Note here that Mr Habibullah is admonishing his present FAA for having "misread the law".

Mr Tarun Kumar was exactly carrying out the directions of IC A.N.Tiwari in this landmark decision "CIC/AT/C/2008/00335" at http://www.rti.india.gov.in/cic_decisions/AT-27022009-01.pdf
Unfortunately there is nobody to defend the PIOs and FAAs of
the CIC from the 'haraamis' who infest the place and bring his
exemplary decision to Mr Habibullah's notice.

Did Mr Habibullah actually want to say that it is Mr Tiwari who is misreading the law ?? Are there 2 sets of rules for Information seekers in RTI - ordinary citizens must face Mr Tiwari but well connected and well financed 'haramis' (a common Urdu/Hindustani word which Mr Habibullah inexplicably considers to be an abuse) can avail Mr Habibullah's facilitations to get court judgements free of cost ??

Here are the key paras of ANT's decision, Mr Habibullah would do well to read it and explain why there are different strokes for different folks at the CIC.

"6. Another point raised by the appellant/complainant is that CPIO, in calling upon the appellant to collect the court orders from the respective courts or from the courts' websites, somehow violated the provisions of the RTI Act.

7. I'm afraid this surmise is equally incorrect. In the scheme of the RTI Act, a document to be liable for disclosure ought to be `held' by a public authority, which in the first place was responsible for its creation/issue. Any other public authority subsequently coming to possess that information incidentally, or on account of the fact that the subsequent public authority was party to a proceeding such as a court matter, could not make that latter public authority the original
holder of the information within the meaning of Section 2(j) of the RTI Act. This scheme is perfectly logical because the disclosability of the information is a function which can be performed only by the original holder of the information and not the others who come to hold that information incidentally. The court order is always in the public domain, in the sense, that it can be taken from the Court Registry on payment of the fee prescribed by the Court. No party can claim that another public authority, who for some reasons happen to possess a
certain court order, must give copies to an applicant only because that request is made under the RTI Act. If this is allowed, every applicant would like to get copies of the Court orders from the parties to the Court case &#9135; who might also be a public authority &#9135; rather than go through the process of obtaining the same
copy from the Court Registry. If allowed, it will amount to abuse of the RTI Act, and will also be offensive to the systems laid-down by the Courts.

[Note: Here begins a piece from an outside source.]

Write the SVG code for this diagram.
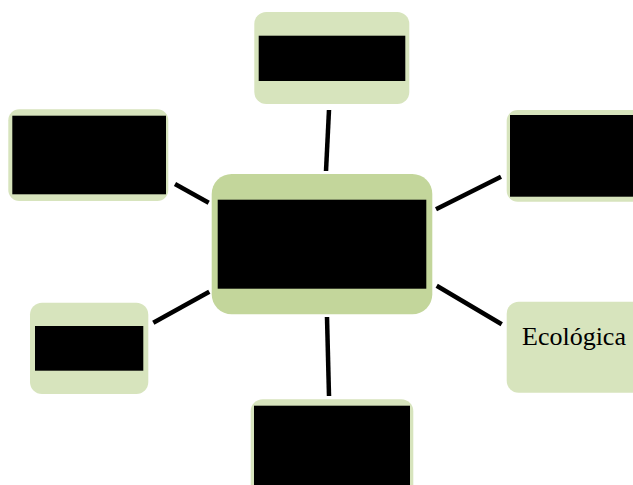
<svg xmlns="http://www.w3.org/2000/svg" width="633" height="485" viewBox="0 0 633 485">
<style>
.main{fill:#c3d69b}
.leaf{fill:#d7e4bd}
.blk{fill:#000}
.conn line{stroke:#000;stroke-width:4.5;stroke-linecap:butt}
.lbl{font-family:"Liberation Serif","Times New Roman",serif;font-size:26px;fill:#000}
</style>
<rect width="633" height="485" fill="#fff"/>
<g id="connectors" class="conn">
<line x1="329" y1="110" x2="326" y2="171"/>
<line x1="175" y1="184" x2="208.7" y2="202.7"/>
<line x1="436" y1="209.3" x2="501" y2="176.7"/>
<line x1="153.3" y1="322.7" x2="209.3" y2="291.7"/>
<line x1="436.7" y1="285.7" x2="501.7" y2="324.3"/>
<line x1="327" y1="317" x2="329" y2="396"/>
</g>
<g id="center">
<rect class="main" x="211.7" y="174" width="220.6" height="140.3" rx="20"/>
<rect class="blk" x="217.7" y="199.7" width="208.6" height="89"/>
</g>
<g id="top">
<rect class="leaf" x="254.3" y="12" width="155" height="92" rx="12"/>
<rect class="blk" x="258.7" y="35.7" width="146.6" height="45.3"/>
</g>
<g id="topleft">
<rect class="leaf" x="8.3" y="109.3" width="160" height="91.7" rx="11"/>
<rect class="blk" x="12.3" y="115.7" width="153.7" height="78.6"/>
</g>
<g id="topright">
<rect class="leaf" x="506.7" y="110" width="140" height="91.7" rx="11"/>
<rect class="blk" x="510" y="115" width="130" height="81.7"/>
</g>
<g id="bottomleft">
<rect class="leaf" x="30" y="302.7" width="118.3" height="91.3" rx="12"/>
<rect class="blk" x="35" y="326" width="108.3" height="44.7"/>
</g>
<g id="bottomright">
<rect class="leaf" x="506.7" y="301.7" width="140" height="91" rx="12"/>
<text class="lbl" x="522" y="345">Ecológica</text>
</g>
<g id="bottom">
<rect class="leaf" x="250.7" y="399.3" width="162.6" height="100" rx="12"/>
<rect class="blk" x="254" y="405.7" width="156" height="90"/>
</g>
</svg>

8. This particular case is only one among several such matters which are reaching the Commission. The petitioners use the RTI route to access information held by a public authority which might have originated from another public authority. So long as this information is an open information, disclosure of this from any point should not really matter. But the matter becomes slightly complicated when the originator of the information wishes to treat that information as confidential or secret. In such a situation, for the respondents to
disclose this information to an applicant without reference to the originator of the information may jeopardize the interest of the originator. In my view, all such matters should be examined within the purview of Section 11(1) of the RTI Act for the originator of the information becomes a third-party in the connect of an admittedly confidential information which has reached the hands of the public
authority from whom the information is sought.

9. Regardless of the orders of the Appellate Authority, it would be, therefore,entirely incorrect to fault the CPIO for directing the appellant to obtain the court related order from the source where such orders are kept, i.e. the Court Registry. There is absolutely no reason why a party to a court proceeding should be obligated to disclose the order of the court to other applicants, especially when
the option to obtain that order from the Court Registry itself is always open."